— Records supplied —
——

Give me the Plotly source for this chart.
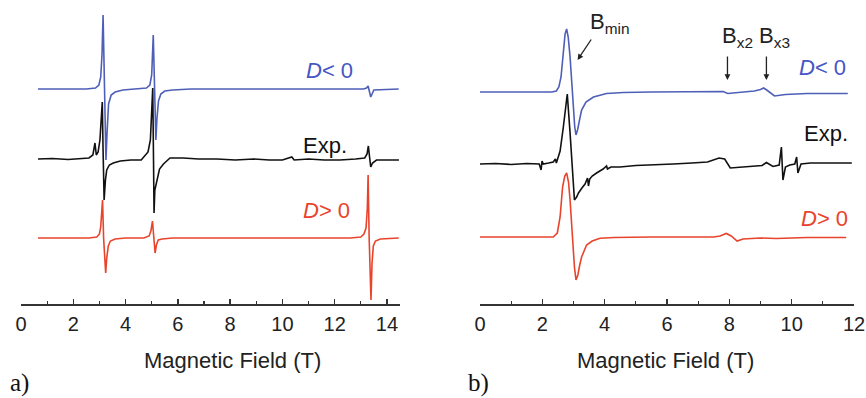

——

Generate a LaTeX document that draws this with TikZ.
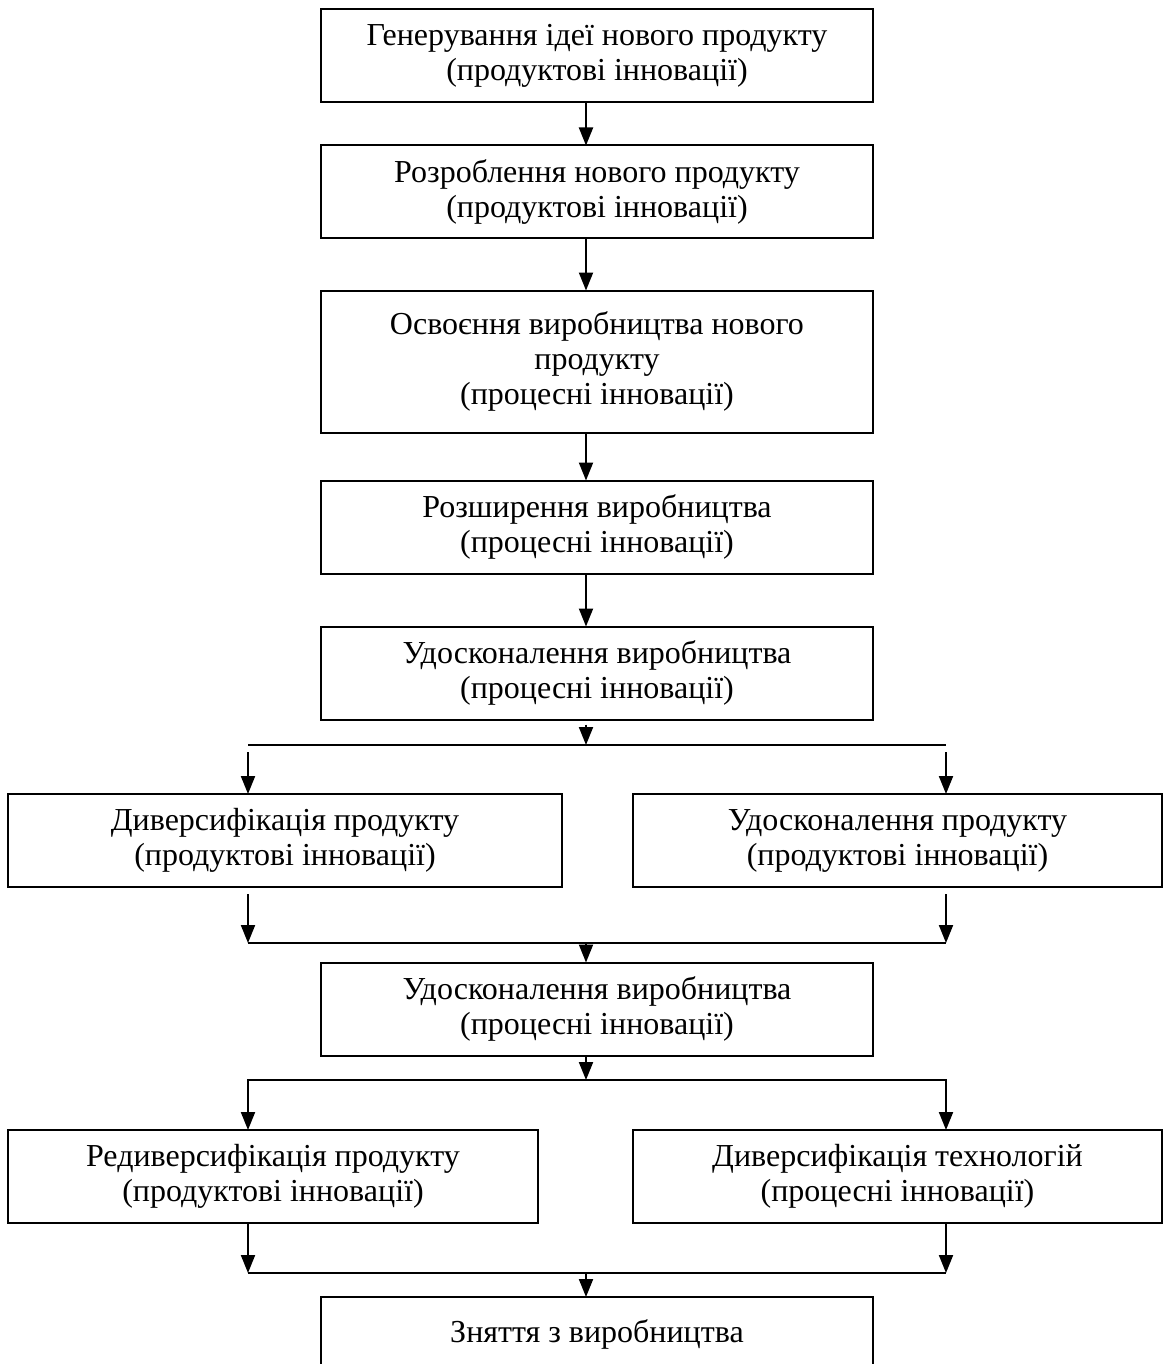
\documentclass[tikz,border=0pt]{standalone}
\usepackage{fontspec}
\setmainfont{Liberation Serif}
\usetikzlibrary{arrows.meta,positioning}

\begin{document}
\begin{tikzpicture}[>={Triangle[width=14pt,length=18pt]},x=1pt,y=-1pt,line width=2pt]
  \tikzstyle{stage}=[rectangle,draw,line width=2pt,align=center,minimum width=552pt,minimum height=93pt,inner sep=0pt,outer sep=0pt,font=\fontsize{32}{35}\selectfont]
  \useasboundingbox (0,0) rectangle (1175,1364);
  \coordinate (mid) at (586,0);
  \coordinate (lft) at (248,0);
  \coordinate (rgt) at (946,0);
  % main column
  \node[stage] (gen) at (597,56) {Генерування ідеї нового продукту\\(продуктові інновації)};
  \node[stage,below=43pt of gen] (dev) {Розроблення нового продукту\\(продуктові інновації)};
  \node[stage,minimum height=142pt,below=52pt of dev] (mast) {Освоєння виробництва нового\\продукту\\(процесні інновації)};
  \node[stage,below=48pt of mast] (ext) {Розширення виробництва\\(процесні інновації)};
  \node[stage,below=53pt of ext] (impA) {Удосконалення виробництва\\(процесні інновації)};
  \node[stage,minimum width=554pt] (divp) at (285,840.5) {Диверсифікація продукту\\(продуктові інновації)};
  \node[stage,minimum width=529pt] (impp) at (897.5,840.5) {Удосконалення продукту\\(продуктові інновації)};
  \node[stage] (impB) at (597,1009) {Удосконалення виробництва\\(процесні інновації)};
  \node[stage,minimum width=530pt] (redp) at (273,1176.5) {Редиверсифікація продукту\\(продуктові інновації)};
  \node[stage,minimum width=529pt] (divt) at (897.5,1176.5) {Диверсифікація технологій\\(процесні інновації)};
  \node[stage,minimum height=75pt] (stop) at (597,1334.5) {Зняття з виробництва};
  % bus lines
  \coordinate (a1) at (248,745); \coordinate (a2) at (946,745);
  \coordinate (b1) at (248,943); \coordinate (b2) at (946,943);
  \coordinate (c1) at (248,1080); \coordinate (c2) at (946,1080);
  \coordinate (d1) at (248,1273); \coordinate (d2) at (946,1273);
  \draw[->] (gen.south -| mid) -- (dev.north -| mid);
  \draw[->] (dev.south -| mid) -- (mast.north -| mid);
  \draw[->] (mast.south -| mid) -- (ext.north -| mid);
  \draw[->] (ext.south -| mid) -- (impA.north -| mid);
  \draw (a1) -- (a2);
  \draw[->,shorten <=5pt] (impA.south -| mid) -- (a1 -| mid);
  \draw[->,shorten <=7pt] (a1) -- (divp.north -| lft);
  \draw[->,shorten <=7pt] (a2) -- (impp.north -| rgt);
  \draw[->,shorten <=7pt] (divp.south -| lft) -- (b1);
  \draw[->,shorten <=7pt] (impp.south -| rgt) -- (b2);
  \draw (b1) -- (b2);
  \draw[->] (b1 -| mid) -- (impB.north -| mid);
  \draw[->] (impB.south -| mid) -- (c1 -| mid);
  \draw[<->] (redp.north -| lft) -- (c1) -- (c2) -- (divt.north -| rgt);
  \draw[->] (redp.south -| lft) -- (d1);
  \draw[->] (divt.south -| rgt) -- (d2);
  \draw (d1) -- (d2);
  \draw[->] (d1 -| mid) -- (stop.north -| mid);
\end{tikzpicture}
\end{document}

——

— Your goal —
What is the number of lines in the records that contain the string "this"? Give only that number.

— Task answer —
2